## Items from a dataset
┄┄┄┄┄┄┄┄┄┄┄┄┄┄┄┄┄┄┄┄
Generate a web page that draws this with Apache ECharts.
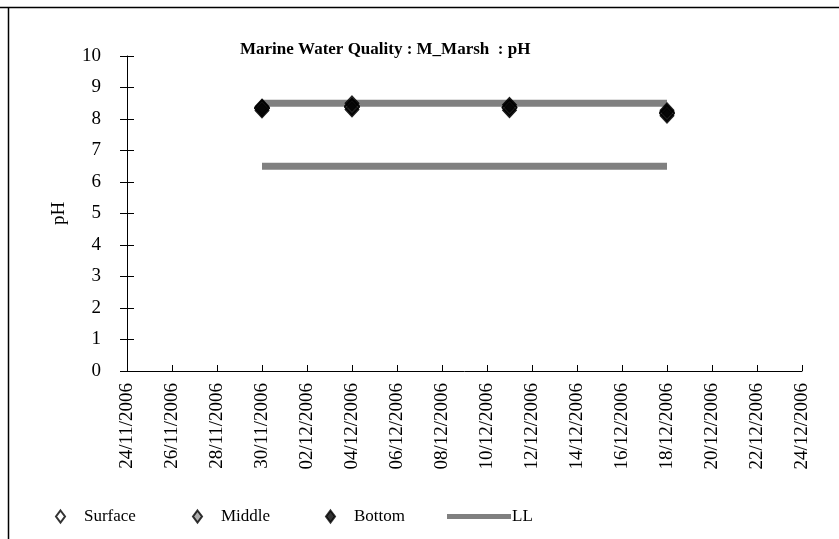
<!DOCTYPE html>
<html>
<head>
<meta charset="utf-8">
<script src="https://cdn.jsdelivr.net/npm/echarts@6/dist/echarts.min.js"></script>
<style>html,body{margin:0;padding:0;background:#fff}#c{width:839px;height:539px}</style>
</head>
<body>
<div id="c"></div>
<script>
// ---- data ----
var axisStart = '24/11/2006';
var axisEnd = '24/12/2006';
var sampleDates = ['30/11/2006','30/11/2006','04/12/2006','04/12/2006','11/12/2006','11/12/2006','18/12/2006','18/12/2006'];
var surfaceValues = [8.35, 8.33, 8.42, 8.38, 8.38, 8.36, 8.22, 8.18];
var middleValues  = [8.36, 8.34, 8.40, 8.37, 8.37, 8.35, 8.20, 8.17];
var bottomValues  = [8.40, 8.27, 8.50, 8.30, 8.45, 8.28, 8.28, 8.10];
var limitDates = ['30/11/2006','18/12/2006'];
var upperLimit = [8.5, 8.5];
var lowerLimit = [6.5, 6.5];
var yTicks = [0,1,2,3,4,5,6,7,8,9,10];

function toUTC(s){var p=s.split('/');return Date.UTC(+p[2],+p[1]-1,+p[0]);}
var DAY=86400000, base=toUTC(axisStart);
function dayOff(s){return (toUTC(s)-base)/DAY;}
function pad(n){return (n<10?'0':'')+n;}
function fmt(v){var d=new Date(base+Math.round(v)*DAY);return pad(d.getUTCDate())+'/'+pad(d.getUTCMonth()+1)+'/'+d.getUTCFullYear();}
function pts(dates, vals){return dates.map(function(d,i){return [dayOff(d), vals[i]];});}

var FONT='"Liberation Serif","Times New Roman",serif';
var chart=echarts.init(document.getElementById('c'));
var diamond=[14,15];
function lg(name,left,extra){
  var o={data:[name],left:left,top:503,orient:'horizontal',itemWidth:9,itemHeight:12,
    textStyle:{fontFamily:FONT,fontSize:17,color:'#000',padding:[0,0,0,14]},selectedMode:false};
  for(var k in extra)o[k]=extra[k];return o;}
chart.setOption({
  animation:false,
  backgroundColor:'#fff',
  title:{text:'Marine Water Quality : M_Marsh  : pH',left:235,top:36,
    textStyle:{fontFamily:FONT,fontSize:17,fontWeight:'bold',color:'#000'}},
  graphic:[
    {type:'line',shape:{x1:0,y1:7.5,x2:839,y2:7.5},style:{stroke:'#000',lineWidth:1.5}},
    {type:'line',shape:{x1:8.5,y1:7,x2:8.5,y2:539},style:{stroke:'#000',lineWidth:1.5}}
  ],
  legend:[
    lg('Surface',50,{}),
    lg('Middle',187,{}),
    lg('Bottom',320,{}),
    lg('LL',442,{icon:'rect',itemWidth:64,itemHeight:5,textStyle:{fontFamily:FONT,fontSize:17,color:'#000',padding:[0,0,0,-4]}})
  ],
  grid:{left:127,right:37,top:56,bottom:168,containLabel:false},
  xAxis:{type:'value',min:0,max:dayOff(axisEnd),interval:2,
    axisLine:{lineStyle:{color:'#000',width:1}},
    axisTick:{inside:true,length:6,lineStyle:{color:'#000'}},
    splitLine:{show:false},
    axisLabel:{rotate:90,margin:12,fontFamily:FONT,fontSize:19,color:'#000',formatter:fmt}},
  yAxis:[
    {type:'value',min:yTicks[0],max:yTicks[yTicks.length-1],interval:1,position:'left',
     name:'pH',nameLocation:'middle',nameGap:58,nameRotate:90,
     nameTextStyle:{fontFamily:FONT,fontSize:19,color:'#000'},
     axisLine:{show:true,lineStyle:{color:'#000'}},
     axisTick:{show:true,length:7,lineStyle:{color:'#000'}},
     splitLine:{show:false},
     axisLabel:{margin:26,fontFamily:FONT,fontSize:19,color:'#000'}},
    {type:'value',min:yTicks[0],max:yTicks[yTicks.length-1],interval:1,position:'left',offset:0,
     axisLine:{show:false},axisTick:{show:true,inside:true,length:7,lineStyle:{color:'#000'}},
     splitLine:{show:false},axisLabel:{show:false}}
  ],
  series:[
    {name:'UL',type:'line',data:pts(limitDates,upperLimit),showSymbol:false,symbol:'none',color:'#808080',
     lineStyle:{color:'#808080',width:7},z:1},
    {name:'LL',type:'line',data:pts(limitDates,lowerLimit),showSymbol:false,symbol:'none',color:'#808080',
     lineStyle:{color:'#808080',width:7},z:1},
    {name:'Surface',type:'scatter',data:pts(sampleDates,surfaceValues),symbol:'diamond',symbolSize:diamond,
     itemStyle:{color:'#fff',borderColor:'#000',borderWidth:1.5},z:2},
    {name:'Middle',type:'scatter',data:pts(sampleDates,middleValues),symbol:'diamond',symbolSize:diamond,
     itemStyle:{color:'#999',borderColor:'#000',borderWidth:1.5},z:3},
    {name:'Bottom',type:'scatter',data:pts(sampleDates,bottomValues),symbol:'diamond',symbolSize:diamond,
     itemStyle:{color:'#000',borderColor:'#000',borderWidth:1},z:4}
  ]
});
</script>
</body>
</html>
┄┄┄┄┄┄┄┄┄┄┄┄┄┄┄┄┄┄┄┄
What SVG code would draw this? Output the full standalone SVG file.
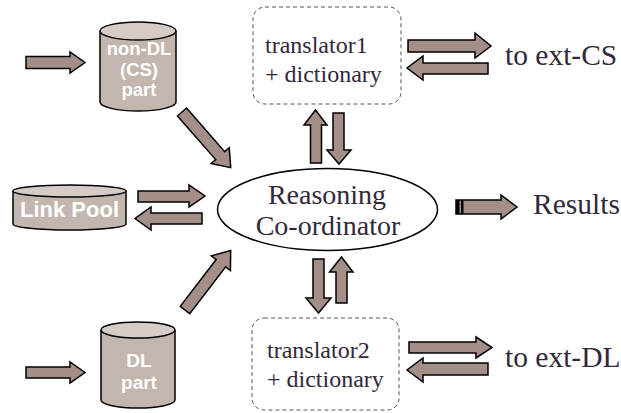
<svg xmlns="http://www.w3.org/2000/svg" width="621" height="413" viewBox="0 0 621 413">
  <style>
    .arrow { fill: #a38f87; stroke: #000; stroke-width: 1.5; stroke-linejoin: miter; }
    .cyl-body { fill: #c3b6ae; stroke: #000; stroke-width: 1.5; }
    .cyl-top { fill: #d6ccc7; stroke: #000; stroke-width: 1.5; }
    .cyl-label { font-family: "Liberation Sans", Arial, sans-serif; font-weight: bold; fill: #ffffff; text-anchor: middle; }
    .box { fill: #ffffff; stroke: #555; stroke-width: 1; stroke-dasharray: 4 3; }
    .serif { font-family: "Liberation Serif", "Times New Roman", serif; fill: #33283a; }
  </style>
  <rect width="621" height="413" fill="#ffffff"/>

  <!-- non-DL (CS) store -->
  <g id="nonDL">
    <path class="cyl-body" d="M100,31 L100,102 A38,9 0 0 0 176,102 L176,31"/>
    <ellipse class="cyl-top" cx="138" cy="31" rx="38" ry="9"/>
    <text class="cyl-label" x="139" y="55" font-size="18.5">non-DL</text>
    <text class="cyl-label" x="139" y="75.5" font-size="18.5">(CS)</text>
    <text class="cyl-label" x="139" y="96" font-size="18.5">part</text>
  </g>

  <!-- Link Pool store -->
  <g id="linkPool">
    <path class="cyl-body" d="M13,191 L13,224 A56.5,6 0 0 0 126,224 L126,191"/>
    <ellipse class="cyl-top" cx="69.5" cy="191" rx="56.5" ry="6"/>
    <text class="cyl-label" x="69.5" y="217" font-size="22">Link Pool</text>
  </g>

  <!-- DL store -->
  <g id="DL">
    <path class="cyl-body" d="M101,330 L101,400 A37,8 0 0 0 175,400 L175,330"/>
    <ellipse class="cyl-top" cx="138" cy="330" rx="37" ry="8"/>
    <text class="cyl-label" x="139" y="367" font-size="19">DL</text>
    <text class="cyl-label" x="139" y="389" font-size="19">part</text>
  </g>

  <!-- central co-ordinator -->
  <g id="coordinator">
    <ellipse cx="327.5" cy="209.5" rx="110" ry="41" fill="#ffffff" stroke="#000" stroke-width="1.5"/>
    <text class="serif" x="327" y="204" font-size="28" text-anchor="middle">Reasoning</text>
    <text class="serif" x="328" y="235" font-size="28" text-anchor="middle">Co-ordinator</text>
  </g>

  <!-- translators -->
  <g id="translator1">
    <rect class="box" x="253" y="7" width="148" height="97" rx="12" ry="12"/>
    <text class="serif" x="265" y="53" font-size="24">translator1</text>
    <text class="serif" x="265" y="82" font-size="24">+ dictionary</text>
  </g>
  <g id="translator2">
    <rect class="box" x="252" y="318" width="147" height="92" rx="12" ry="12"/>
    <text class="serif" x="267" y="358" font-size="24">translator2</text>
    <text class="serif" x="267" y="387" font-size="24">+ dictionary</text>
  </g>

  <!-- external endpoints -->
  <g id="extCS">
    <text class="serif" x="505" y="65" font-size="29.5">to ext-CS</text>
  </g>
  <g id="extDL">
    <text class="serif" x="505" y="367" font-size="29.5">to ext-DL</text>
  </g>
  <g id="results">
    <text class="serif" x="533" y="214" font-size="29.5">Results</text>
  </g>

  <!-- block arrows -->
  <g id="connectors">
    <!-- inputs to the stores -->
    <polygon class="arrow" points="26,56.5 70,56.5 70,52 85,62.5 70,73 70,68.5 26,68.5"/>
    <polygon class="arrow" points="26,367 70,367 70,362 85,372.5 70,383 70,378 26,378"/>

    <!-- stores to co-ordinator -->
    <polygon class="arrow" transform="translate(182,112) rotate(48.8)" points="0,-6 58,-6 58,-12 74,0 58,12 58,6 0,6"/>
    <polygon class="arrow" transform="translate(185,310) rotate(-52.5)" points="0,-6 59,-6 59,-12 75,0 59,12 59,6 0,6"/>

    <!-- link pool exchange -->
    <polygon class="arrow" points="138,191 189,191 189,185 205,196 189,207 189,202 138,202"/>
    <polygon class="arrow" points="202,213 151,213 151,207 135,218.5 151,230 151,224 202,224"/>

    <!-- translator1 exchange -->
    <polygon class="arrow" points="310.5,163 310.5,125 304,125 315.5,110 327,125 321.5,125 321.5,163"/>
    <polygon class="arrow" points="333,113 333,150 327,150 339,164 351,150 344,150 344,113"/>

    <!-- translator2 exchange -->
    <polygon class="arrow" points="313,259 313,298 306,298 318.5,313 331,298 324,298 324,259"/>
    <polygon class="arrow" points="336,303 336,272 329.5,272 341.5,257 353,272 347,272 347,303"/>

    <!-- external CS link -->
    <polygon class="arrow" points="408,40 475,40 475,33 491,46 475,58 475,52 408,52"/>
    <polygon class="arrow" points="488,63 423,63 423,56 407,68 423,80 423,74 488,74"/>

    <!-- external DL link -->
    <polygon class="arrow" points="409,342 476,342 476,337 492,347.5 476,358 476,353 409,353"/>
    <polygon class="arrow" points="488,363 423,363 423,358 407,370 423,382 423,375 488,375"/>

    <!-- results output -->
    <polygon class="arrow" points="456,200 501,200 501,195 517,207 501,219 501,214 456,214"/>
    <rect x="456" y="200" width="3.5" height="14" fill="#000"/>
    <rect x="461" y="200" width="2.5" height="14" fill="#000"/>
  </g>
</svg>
┄┄┄┄┄┄┄┄┄┄┄┄┄┄┄┄┄┄┄┄
## YOUR GOAL
Write out word for word the lines above that run from the one with "Generate a web" to the one with "var yTicks = [0,1,2,3,4,5,6,7,8,9,10];". Include both end lines; exclude the images.

## EXPECTED ANSWER
Generate a web page that draws this with Apache ECharts.
<!DOCTYPE html>
<html>
<head>
<meta charset="utf-8">
<script src="https://cdn.jsdelivr.net/npm/echarts@6/dist/echarts.min.js"></script>
<style>html,body{margin:0;padding:0;background:#fff}#c{width:839px;height:539px}</style>
</head>
<body>
<div id="c"></div>
<script>
// ---- data ----
var axisStart = '24/11/2006';
var axisEnd = '24/12/2006';
var sampleDates = ['30/11/2006','30/11/2006','04/12/2006','04/12/2006','11/12/2006','11/12/2006','18/12/2006','18/12/2006'];
var surfaceValues = [8.35, 8.33, 8.42, 8.38, 8.38, 8.36, 8.22, 8.18];
var middleValues  = [8.36, 8.34, 8.40, 8.37, 8.37, 8.35, 8.20, 8.17];
var bottomValues  = [8.40, 8.27, 8.50, 8.30, 8.45, 8.28, 8.28, 8.10];
var limitDates = ['30/11/2006','18/12/2006'];
var upperLimit = [8.5, 8.5];
var lowerLimit = [6.5, 6.5];
var yTicks = [0,1,2,3,4,5,6,7,8,9,10];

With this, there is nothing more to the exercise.